[Source code of charts]

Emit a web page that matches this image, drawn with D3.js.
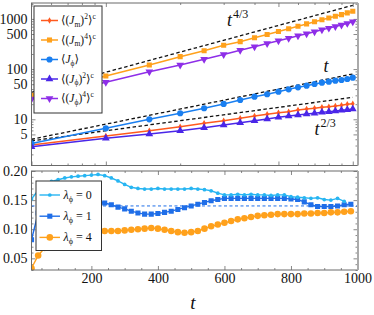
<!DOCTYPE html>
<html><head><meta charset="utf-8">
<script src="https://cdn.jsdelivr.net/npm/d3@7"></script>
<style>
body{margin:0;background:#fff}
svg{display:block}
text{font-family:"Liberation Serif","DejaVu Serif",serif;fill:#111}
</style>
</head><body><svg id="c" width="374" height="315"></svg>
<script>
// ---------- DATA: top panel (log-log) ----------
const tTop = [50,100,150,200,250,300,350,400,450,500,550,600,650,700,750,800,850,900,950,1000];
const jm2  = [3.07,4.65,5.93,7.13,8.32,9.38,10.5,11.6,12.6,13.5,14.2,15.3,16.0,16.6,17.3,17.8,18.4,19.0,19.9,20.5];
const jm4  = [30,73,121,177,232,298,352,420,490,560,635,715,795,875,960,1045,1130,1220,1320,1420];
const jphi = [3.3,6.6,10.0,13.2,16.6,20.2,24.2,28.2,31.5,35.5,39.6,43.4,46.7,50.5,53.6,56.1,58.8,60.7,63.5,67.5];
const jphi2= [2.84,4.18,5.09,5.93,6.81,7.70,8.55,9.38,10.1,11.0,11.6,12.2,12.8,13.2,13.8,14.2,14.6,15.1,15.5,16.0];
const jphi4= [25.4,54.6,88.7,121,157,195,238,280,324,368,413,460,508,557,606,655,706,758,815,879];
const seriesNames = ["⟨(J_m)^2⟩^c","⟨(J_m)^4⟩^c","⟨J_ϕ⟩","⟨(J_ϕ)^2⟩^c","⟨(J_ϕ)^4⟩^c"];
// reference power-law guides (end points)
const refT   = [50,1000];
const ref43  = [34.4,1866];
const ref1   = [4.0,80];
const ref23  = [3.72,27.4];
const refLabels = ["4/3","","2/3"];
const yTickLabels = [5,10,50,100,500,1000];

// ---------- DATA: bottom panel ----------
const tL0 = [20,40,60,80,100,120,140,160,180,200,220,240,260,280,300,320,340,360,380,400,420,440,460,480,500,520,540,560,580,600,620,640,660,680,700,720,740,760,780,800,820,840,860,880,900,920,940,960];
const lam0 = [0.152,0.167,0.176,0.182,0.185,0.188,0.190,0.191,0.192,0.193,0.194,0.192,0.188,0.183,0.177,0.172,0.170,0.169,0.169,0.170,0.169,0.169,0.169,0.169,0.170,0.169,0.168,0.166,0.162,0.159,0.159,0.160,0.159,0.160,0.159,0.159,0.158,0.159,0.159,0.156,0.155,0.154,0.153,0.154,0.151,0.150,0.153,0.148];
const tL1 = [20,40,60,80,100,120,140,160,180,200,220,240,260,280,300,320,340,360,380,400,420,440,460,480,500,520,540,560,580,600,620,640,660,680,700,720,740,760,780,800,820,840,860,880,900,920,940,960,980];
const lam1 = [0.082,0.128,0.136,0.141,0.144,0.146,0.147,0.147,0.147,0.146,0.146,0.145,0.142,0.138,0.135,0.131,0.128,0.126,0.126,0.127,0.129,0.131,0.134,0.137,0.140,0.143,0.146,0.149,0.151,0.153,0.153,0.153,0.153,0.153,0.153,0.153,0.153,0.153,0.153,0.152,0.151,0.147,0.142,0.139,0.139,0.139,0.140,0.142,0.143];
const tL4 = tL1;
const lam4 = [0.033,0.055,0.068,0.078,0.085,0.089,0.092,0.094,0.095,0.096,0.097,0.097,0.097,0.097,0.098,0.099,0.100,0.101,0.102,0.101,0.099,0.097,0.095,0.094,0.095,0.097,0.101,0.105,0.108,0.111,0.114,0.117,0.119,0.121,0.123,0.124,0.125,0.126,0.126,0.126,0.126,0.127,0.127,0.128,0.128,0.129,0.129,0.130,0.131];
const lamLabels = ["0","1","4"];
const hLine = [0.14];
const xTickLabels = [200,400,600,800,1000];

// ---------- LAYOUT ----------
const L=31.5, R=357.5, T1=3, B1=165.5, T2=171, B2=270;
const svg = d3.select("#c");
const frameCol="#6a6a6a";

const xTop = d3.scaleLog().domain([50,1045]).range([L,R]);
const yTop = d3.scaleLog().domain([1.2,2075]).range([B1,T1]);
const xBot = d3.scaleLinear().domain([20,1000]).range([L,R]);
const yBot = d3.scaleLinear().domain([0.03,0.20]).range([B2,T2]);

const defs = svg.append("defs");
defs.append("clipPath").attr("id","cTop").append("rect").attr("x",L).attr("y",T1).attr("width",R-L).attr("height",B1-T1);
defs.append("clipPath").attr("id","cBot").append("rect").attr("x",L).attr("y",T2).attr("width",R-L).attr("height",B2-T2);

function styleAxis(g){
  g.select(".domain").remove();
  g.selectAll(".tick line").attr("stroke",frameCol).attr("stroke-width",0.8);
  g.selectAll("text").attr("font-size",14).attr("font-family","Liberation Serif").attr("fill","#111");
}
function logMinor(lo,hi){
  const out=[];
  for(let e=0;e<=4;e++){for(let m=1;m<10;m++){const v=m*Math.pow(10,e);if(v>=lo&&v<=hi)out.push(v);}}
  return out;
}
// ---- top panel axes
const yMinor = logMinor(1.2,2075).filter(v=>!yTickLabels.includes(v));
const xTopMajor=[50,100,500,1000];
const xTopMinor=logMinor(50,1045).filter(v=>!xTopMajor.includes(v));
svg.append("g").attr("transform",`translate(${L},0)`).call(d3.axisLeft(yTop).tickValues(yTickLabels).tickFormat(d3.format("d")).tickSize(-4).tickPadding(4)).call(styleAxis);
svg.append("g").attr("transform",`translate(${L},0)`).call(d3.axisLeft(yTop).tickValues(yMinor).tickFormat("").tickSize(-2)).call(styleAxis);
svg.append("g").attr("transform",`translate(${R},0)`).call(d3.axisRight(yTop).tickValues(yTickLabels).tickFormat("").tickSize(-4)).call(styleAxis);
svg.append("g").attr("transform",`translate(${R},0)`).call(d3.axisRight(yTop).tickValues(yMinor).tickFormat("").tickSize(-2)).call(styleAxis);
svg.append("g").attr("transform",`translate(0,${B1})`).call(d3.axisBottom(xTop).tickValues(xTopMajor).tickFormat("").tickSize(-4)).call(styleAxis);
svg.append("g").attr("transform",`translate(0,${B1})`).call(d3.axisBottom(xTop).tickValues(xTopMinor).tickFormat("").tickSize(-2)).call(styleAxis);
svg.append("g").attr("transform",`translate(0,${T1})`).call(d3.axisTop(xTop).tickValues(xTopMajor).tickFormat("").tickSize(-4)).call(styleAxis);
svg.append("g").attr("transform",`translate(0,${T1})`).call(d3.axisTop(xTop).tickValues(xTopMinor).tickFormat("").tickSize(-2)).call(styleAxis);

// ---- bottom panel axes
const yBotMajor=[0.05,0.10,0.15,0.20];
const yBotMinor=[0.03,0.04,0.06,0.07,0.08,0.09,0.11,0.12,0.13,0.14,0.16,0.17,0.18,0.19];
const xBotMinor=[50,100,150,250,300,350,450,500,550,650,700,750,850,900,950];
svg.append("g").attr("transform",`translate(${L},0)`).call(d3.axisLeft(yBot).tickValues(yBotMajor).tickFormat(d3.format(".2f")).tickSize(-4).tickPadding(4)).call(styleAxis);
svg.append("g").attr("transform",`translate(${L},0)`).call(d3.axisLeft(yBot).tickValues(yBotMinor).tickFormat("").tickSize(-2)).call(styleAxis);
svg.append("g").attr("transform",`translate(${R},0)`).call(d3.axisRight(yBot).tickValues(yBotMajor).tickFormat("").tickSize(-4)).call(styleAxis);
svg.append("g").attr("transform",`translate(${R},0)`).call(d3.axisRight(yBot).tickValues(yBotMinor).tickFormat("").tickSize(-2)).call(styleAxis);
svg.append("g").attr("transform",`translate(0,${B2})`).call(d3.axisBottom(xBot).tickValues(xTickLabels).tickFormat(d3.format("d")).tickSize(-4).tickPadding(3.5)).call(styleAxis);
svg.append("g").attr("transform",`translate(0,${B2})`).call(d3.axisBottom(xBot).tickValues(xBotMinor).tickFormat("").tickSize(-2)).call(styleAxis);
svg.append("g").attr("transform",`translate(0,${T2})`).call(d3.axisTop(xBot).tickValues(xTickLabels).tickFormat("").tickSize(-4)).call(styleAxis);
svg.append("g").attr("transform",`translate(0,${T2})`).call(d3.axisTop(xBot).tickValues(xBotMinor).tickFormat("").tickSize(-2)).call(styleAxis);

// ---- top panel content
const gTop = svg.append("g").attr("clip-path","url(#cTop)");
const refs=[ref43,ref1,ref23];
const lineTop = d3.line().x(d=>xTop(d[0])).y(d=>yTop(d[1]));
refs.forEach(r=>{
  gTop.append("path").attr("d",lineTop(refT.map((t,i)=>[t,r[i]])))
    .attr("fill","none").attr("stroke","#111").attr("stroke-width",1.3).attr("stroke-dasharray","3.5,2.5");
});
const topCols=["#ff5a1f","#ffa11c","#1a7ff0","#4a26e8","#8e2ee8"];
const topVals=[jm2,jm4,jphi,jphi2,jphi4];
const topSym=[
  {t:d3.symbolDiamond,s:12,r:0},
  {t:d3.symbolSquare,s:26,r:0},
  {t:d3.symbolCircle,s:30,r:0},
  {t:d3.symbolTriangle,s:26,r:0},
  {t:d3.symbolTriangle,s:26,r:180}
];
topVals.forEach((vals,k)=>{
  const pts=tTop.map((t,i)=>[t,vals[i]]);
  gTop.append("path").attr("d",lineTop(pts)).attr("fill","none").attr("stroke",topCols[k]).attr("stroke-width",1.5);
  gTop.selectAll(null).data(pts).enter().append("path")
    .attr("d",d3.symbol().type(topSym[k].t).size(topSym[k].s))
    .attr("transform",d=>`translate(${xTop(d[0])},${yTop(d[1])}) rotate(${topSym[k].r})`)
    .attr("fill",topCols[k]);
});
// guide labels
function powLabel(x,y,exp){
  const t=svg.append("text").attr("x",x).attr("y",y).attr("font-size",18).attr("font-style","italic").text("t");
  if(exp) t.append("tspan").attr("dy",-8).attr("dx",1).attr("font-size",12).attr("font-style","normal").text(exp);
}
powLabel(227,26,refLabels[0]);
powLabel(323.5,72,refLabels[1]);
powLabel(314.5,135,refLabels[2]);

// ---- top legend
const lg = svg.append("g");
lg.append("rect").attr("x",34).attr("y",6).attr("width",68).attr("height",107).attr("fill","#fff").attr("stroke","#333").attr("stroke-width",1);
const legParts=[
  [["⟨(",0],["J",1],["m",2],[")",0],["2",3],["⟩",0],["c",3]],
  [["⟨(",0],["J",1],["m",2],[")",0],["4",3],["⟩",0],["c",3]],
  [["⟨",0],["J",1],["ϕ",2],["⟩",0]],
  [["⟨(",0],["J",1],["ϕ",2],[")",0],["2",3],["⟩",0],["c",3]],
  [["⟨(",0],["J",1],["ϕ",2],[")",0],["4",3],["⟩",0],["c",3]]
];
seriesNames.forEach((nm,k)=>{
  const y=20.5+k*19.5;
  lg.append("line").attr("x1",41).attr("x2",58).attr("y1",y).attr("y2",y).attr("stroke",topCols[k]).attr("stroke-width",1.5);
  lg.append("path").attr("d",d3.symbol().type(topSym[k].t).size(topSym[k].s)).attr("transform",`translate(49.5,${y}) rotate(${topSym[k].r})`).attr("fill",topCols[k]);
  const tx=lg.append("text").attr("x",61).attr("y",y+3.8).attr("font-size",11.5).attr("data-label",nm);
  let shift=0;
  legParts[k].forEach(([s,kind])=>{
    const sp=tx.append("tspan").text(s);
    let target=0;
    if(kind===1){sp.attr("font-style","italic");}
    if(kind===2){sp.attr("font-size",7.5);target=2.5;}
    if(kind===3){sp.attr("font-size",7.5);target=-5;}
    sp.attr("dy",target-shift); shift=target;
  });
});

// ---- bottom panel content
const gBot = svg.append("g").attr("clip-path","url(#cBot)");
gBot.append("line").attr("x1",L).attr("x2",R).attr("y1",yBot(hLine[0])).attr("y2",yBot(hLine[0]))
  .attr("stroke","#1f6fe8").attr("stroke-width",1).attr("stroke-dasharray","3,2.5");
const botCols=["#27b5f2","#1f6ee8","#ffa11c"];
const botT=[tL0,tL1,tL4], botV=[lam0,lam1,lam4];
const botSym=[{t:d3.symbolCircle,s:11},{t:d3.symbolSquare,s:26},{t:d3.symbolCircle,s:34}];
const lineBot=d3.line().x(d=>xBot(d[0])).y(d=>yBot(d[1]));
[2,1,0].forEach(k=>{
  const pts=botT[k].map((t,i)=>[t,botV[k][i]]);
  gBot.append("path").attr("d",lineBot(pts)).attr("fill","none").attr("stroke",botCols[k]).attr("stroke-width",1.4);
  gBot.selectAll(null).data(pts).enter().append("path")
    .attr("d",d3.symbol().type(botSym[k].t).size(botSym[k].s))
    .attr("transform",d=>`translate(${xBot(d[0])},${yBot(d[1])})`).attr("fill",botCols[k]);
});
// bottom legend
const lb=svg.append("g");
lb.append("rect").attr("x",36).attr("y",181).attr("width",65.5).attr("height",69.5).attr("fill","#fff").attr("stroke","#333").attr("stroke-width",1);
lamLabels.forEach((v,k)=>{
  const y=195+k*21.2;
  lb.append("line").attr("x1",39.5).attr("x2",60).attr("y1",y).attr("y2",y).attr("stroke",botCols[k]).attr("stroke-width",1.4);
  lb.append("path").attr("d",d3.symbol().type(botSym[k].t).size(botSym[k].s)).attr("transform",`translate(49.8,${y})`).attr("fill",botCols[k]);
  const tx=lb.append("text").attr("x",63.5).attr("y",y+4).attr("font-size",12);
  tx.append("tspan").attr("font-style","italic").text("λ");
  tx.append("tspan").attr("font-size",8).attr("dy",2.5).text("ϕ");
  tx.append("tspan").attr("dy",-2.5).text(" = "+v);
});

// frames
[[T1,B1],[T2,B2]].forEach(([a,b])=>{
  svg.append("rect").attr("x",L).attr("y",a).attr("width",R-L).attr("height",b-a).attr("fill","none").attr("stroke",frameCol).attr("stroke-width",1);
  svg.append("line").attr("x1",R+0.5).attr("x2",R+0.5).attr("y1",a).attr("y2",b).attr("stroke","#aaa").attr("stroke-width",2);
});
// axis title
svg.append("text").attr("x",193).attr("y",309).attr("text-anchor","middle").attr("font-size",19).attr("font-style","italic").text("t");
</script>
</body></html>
--
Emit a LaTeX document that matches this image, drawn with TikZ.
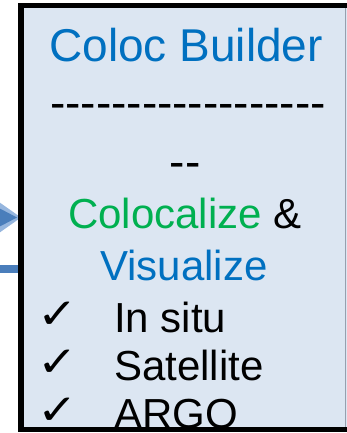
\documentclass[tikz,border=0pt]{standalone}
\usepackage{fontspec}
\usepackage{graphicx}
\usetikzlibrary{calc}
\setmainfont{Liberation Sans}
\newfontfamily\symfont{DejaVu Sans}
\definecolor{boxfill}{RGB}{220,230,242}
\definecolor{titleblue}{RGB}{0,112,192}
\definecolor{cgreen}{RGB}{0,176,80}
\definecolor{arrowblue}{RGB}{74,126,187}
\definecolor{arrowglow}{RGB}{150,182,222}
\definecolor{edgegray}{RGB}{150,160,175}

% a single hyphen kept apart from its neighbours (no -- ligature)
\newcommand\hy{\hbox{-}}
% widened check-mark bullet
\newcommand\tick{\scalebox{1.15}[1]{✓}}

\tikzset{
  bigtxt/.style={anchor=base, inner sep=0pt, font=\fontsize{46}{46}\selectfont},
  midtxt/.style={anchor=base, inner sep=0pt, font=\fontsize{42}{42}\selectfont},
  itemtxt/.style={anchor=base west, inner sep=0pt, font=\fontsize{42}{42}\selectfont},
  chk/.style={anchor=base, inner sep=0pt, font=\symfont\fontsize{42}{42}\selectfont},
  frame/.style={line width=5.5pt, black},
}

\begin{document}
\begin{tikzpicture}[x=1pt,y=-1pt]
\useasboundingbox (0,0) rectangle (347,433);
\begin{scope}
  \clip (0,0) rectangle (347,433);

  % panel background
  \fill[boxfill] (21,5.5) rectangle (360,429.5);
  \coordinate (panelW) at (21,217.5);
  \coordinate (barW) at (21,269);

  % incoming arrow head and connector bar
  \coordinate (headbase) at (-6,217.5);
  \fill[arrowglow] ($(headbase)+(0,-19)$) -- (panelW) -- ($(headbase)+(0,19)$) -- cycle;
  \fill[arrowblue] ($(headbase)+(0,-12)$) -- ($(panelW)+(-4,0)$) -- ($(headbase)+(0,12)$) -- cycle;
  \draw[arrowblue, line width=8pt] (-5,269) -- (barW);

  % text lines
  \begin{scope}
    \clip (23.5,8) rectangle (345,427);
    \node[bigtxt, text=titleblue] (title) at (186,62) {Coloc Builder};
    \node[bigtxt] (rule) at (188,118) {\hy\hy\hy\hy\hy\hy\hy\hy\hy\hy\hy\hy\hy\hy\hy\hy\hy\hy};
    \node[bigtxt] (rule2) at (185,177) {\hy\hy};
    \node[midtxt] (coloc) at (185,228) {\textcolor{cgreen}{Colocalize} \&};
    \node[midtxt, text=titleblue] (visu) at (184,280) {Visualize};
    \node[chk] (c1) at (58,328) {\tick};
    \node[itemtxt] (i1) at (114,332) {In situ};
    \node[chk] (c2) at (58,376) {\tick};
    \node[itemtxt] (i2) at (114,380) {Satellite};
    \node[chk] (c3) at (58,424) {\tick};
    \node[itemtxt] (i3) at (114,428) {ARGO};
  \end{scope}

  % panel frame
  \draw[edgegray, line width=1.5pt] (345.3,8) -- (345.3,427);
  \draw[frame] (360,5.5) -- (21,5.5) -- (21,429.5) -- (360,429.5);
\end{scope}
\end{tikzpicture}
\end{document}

» **EXERCISE**
Restate word for word the lines that begin at the one with "Emit a LaTeX" and end at the one with "(barW) at (21,269);", including both, and leave every picture aside.

» **FINAL ANSWER**
Emit a LaTeX document that matches this image, drawn with TikZ.
\documentclass[tikz,border=0pt]{standalone}
\usepackage{fontspec}
\usepackage{graphicx}
\usetikzlibrary{calc}
\setmainfont{Liberation Sans}
\newfontfamily\symfont{DejaVu Sans}
\definecolor{boxfill}{RGB}{220,230,242}
\definecolor{titleblue}{RGB}{0,112,192}
\definecolor{cgreen}{RGB}{0,176,80}
\definecolor{arrowblue}{RGB}{74,126,187}
\definecolor{arrowglow}{RGB}{150,182,222}
\definecolor{edgegray}{RGB}{150,160,175}

% a single hyphen kept apart from its neighbours (no -- ligature)
\newcommand\hy{\hbox{-}}
% widened check-mark bullet
\newcommand\tick{\scalebox{1.15}[1]{✓}}

\tikzset{
  bigtxt/.style={anchor=base, inner sep=0pt, font=\fontsize{46}{46}\selectfont},
  midtxt/.style={anchor=base, inner sep=0pt, font=\fontsize{42}{42}\selectfont},
  itemtxt/.style={anchor=base west, inner sep=0pt, font=\fontsize{42}{42}\selectfont},
  chk/.style={anchor=base, inner sep=0pt, font=\symfont\fontsize{42}{42}\selectfont},
  frame/.style={line width=5.5pt, black},
}

\begin{document}
\begin{tikzpicture}[x=1pt,y=-1pt]
\useasboundingbox (0,0) rectangle (347,433);
\begin{scope}
  \clip (0,0) rectangle (347,433);

  % panel background
  \fill[boxfill] (21,5.5) rectangle (360,429.5);
  \coordinate (panelW) at (21,217.5);
  \coordinate (barW) at (21,269);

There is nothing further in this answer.